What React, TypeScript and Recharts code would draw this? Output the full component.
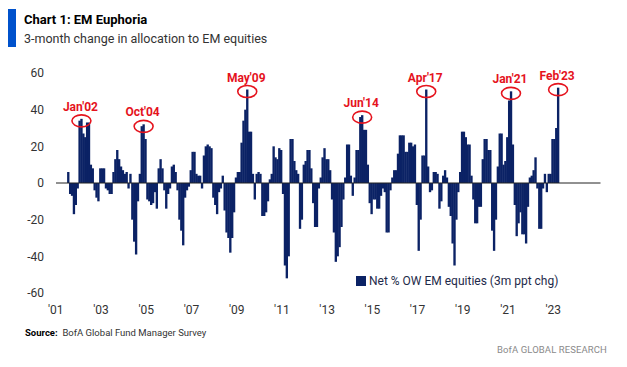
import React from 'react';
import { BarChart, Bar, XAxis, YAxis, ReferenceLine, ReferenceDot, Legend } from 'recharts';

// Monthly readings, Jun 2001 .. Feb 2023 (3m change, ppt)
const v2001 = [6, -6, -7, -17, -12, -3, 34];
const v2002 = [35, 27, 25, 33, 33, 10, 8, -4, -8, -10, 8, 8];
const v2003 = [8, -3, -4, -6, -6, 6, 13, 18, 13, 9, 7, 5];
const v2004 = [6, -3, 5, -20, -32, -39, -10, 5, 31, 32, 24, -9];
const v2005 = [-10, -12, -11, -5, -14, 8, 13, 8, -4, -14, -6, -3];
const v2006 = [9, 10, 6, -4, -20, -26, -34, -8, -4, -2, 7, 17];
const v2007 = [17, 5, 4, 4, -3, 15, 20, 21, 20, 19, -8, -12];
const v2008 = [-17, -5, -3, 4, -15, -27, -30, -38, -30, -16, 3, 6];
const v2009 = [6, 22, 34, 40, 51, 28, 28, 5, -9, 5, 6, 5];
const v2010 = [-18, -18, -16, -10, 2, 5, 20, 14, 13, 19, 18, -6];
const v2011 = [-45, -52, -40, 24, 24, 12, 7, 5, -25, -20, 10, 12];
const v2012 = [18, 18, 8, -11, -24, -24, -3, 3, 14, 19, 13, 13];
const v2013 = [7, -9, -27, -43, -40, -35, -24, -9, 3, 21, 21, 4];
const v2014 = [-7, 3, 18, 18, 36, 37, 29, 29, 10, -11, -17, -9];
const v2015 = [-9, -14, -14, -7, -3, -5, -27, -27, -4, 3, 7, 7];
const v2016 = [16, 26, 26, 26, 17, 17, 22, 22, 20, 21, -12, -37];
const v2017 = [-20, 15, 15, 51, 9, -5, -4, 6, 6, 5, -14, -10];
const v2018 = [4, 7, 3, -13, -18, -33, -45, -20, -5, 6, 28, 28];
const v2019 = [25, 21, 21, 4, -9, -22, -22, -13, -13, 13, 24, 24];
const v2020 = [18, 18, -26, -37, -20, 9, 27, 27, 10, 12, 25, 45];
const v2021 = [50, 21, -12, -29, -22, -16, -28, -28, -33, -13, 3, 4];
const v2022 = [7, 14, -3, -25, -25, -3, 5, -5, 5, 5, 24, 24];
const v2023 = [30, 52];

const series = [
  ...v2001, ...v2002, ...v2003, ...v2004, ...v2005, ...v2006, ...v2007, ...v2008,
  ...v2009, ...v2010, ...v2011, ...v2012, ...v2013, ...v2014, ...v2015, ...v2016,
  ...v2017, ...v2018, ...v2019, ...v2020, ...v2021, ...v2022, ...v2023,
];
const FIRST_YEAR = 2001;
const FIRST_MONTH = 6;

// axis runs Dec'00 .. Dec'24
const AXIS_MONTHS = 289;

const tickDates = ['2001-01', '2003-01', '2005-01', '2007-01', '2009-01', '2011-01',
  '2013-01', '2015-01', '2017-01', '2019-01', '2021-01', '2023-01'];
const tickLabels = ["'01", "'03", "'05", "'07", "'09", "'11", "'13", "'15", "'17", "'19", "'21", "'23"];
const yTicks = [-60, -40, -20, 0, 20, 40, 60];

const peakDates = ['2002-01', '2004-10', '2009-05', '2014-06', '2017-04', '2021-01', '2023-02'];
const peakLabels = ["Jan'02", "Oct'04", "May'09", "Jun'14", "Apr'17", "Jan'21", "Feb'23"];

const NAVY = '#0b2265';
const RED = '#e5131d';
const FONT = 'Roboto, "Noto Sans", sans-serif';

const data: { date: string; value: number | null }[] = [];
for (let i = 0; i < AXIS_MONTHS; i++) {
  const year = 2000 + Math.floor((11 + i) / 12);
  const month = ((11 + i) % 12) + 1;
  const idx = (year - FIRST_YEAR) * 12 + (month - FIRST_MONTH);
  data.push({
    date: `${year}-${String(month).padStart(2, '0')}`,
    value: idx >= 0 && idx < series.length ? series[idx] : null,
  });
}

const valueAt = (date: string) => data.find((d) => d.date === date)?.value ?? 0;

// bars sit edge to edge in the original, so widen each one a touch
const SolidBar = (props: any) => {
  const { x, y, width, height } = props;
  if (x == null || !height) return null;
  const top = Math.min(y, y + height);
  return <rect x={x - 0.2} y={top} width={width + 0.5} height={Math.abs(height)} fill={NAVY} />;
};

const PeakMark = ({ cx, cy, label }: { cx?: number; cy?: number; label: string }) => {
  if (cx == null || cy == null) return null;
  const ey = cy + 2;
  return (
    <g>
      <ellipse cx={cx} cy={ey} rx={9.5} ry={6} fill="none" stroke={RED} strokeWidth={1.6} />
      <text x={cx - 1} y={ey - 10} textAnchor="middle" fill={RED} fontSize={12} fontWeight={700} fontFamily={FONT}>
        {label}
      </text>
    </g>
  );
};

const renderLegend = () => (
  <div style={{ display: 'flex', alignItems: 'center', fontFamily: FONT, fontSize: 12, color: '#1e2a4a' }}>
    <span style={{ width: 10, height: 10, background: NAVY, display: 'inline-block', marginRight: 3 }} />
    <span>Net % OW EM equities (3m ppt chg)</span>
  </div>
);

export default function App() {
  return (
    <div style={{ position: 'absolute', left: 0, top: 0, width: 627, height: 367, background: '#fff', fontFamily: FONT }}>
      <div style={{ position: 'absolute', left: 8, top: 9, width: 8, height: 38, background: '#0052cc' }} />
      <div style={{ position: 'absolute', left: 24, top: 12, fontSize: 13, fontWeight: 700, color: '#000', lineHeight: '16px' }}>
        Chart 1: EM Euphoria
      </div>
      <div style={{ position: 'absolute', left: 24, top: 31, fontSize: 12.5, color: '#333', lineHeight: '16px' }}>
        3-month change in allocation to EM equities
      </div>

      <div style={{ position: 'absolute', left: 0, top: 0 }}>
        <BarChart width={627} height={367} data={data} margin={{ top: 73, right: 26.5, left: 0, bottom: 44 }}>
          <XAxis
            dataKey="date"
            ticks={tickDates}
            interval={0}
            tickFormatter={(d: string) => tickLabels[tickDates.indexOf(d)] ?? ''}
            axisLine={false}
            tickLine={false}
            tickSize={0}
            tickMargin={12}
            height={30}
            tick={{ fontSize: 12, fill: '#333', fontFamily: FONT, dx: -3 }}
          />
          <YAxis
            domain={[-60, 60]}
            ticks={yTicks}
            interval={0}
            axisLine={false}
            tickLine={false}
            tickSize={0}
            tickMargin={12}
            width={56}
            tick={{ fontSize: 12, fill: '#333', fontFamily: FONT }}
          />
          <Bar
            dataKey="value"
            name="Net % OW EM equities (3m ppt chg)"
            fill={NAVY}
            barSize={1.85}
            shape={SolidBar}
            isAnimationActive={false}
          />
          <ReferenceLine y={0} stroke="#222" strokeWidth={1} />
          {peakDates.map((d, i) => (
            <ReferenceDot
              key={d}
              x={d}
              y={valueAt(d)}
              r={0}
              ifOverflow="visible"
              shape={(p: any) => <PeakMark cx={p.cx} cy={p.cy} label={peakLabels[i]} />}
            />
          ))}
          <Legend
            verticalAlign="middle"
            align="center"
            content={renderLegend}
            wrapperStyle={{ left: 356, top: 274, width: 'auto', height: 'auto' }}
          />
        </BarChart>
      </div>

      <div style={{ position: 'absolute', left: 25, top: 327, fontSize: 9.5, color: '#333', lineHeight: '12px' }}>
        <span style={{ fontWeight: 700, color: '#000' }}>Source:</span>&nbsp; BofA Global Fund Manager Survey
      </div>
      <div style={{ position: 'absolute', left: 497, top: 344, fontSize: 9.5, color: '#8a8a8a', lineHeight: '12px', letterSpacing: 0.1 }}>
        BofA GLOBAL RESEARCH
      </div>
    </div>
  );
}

_Directions_:
Begin at the first line of the material and copy each line exactly through the one containing "ReferenceLine, ReferenceDot, Legend". Omit pictures.

_Full output_:
What React, TypeScript and Recharts code would draw this? Output the full component.
import React from 'react';
import { BarChart, Bar, XAxis, YAxis, ReferenceLine, ReferenceDot, Legend } from 'recharts';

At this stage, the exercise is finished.